▶ STATED PROBLEM: Write the material out again in full, word for word. Do not include the pictures.

▶ COLLECTED MATERIAL:
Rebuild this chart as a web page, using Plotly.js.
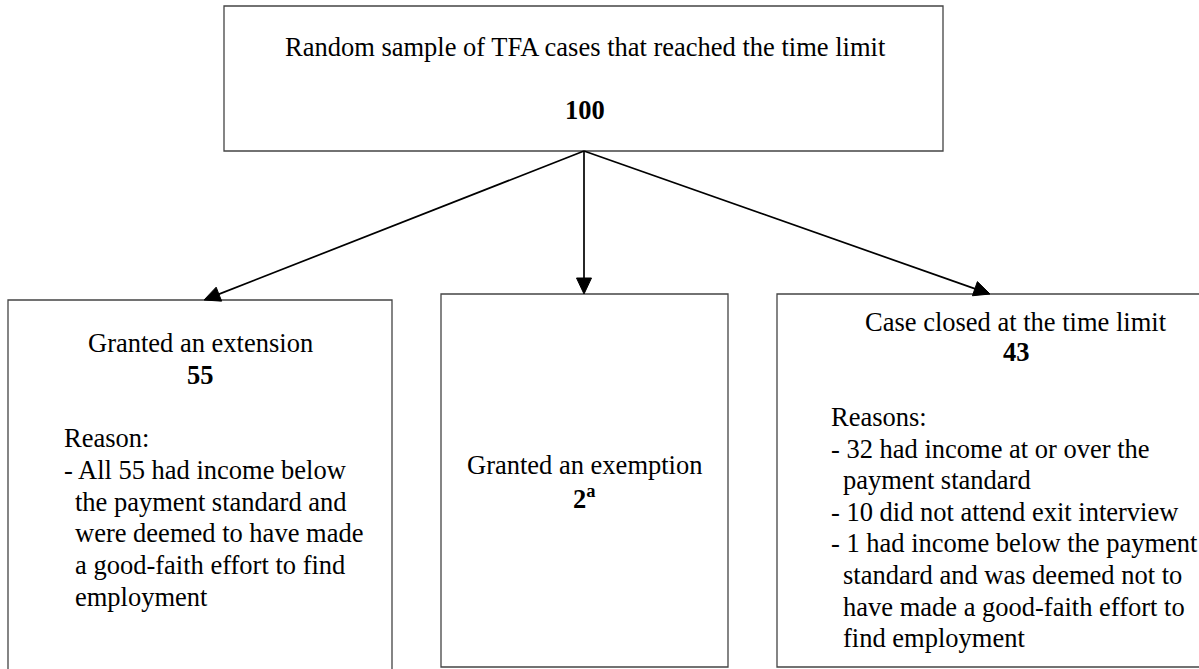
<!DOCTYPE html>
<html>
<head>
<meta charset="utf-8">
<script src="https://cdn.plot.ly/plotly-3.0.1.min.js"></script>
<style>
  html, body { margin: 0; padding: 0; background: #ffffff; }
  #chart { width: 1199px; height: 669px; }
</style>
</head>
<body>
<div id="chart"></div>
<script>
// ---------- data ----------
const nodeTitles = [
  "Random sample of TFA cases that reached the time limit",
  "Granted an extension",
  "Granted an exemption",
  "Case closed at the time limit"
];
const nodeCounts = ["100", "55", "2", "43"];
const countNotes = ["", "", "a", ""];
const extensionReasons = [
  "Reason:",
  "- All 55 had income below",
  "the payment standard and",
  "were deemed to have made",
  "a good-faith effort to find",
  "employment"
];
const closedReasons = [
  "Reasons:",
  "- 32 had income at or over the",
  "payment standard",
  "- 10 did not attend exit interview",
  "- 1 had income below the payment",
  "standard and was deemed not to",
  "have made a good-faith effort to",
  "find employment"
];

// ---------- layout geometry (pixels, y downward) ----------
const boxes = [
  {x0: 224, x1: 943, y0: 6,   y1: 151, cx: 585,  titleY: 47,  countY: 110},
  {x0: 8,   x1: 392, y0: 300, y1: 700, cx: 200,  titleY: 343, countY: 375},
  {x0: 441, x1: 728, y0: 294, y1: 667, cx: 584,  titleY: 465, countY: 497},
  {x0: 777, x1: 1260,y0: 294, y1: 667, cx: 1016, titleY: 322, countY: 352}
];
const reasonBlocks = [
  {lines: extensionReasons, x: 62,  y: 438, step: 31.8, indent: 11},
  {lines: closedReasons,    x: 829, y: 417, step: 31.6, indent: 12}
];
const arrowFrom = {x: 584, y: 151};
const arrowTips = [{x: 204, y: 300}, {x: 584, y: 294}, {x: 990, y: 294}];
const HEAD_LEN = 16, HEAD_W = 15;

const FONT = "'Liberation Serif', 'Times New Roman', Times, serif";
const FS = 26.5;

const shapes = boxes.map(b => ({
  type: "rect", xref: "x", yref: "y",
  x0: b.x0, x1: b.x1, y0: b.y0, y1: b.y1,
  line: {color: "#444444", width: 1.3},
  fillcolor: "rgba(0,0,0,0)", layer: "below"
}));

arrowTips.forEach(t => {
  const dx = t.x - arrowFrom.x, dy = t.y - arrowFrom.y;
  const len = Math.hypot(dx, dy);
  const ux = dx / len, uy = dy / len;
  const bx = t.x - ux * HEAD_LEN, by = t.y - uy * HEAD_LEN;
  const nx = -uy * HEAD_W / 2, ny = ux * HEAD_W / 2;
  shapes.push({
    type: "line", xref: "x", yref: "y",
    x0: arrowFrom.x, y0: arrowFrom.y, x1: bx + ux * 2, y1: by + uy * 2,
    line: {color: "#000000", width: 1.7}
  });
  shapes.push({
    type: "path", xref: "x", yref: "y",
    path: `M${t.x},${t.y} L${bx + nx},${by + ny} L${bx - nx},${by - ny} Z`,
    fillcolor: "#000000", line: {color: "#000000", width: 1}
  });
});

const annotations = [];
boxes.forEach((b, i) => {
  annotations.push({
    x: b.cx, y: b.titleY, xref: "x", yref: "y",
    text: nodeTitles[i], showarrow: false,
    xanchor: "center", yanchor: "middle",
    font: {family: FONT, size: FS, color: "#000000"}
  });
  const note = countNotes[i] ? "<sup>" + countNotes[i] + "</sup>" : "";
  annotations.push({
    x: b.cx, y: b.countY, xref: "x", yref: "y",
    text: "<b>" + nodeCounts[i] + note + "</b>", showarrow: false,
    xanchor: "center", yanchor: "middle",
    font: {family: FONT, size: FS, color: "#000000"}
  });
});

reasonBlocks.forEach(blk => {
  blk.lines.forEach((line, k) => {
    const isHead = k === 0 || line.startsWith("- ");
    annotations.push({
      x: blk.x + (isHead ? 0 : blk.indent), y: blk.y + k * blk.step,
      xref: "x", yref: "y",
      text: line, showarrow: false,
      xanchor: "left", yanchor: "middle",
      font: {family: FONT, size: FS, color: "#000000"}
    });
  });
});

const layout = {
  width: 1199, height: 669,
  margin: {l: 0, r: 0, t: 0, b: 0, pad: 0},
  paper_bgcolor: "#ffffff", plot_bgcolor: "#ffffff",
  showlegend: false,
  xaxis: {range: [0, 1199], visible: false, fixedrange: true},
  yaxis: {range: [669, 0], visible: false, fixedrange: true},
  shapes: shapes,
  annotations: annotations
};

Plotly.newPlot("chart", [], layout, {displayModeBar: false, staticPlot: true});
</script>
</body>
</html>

▶ RESPONSE:
Rebuild this chart as a web page, using Plotly.js.
<!DOCTYPE html>
<html>
<head>
<meta charset="utf-8">
<script src="https://cdn.plot.ly/plotly-3.0.1.min.js"></script>
<style>
  html, body { margin: 0; padding: 0; background: #ffffff; }
  #chart { width: 1199px; height: 669px; }
</style>
</head>
<body>
<div id="chart"></div>
<script>
// ---------- data ----------
const nodeTitles = [
  "Random sample of TFA cases that reached the time limit",
  "Granted an extension",
  "Granted an exemption",
  "Case closed at the time limit"
];
const nodeCounts = ["100", "55", "2", "43"];
const countNotes = ["", "", "a", ""];
const extensionReasons = [
  "Reason:",
  "- All 55 had income below",
  "the payment standard and",
  "were deemed to have made",
  "a good-faith effort to find",
  "employment"
];
const closedReasons = [
  "Reasons:",
  "- 32 had income at or over the",
  "payment standard",
  "- 10 did not attend exit interview",
  "- 1 had income below the payment",
  "standard and was deemed not to",
  "have made a good-faith effort to",
  "find employment"
];

// ---------- layout geometry (pixels, y downward) ----------
const boxes = [
  {x0: 224, x1: 943, y0: 6,   y1: 151, cx: 585,  titleY: 47,  countY: 110},
  {x0: 8,   x1: 392, y0: 300, y1: 700, cx: 200,  titleY: 343, countY: 375},
  {x0: 441, x1: 728, y0: 294, y1: 667, cx: 584,  titleY: 465, countY: 497},
  {x0: 777, x1: 1260,y0: 294, y1: 667, cx: 1016, titleY: 322, countY: 352}
];
const reasonBlocks = [
  {lines: extensionReasons, x: 62,  y: 438, step: 31.8, indent: 11},
  {lines: closedReasons,    x: 829, y: 417, step: 31.6, indent: 12}
];
const arrowFrom = {x: 584, y: 151};
const arrowTips = [{x: 204, y: 300}, {x: 584, y: 294}, {x: 990, y: 294}];
const HEAD_LEN = 16, HEAD_W = 15;

const FONT = "'Liberation Serif', 'Times New Roman', Times, serif";
const FS = 26.5;

const shapes = boxes.map(b => ({
  type: "rect", xref: "x", yref: "y",
  x0: b.x0, x1: b.x1, y0: b.y0, y1: b.y1,
  line: {color: "#444444", width: 1.3},
  fillcolor: "rgba(0,0,0,0)", layer: "below"
}));

arrowTips.forEach(t => {
  const dx = t.x - arrowFrom.x, dy = t.y - arrowFrom.y;
  const len = Math.hypot(dx, dy);
  const ux = dx / len, uy = dy / len;
  const bx = t.x - ux * HEAD_LEN, by = t.y - uy * HEAD_LEN;
  const nx = -uy * HEAD_W / 2, ny = ux * HEAD_W / 2;
  shapes.push({
    type: "line", xref: "x", yref: "y",
    x0: arrowFrom.x, y0: arrowFrom.y, x1: bx + ux * 2, y1: by + uy * 2,
    line: {color: "#000000", width: 1.7}
  });
  shapes.push({
    type: "path", xref: "x", yref: "y",
    path: `M${t.x},${t.y} L${bx + nx},${by + ny} L${bx - nx},${by - ny} Z`,
    fillcolor: "#000000", line: {color: "#000000", width: 1}
  });
});

const annotations = [];
boxes.forEach((b, i) => {
  annotations.push({
    x: b.cx, y: b.titleY, xref: "x", yref: "y",
    text: nodeTitles[i], showarrow: false,
    xanchor: "center", yanchor: "middle",
    font: {family: FONT, size: FS, color: "#000000"}
  });
  const note = countNotes[i] ? "<sup>" + countNotes[i] + "</sup>" : "";
  annotations.push({
    x: b.cx, y: b.countY, xref: "x", yref: "y",
    text: "<b>" + nodeCounts[i] + note + "</b>", showarrow: false,
    xanchor: "center", yanchor: "middle",
    font: {family: FONT, size: FS, color: "#000000"}
  });
});

reasonBlocks.forEach(blk => {
  blk.lines.forEach((line, k) => {
    const isHead = k === 0 || line.startsWith("- ");
    annotations.push({
      x: blk.x + (isHead ? 0 : blk.indent), y: blk.y + k * blk.step,
      xref: "x", yref: "y",
      text: line, showarrow: false,
      xanchor: "left", yanchor: "middle",
      font: {family: FONT, size: FS, color: "#000000"}
    });
  });
});

const layout = {
  width: 1199, height: 669,
  margin: {l: 0, r: 0, t: 0, b: 0, pad: 0},
  paper_bgcolor: "#ffffff", plot_bgcolor: "#ffffff",
  showlegend: false,
  xaxis: {range: [0, 1199], visible: false, fixedrange: true},
  yaxis: {range: [669, 0], visible: false, fixedrange: true},
  shapes: shapes,
  annotations: annotations
};

Plotly.newPlot("chart", [], layout, {displayModeBar: false, staticPlot: true});
</script>
</body>
</html>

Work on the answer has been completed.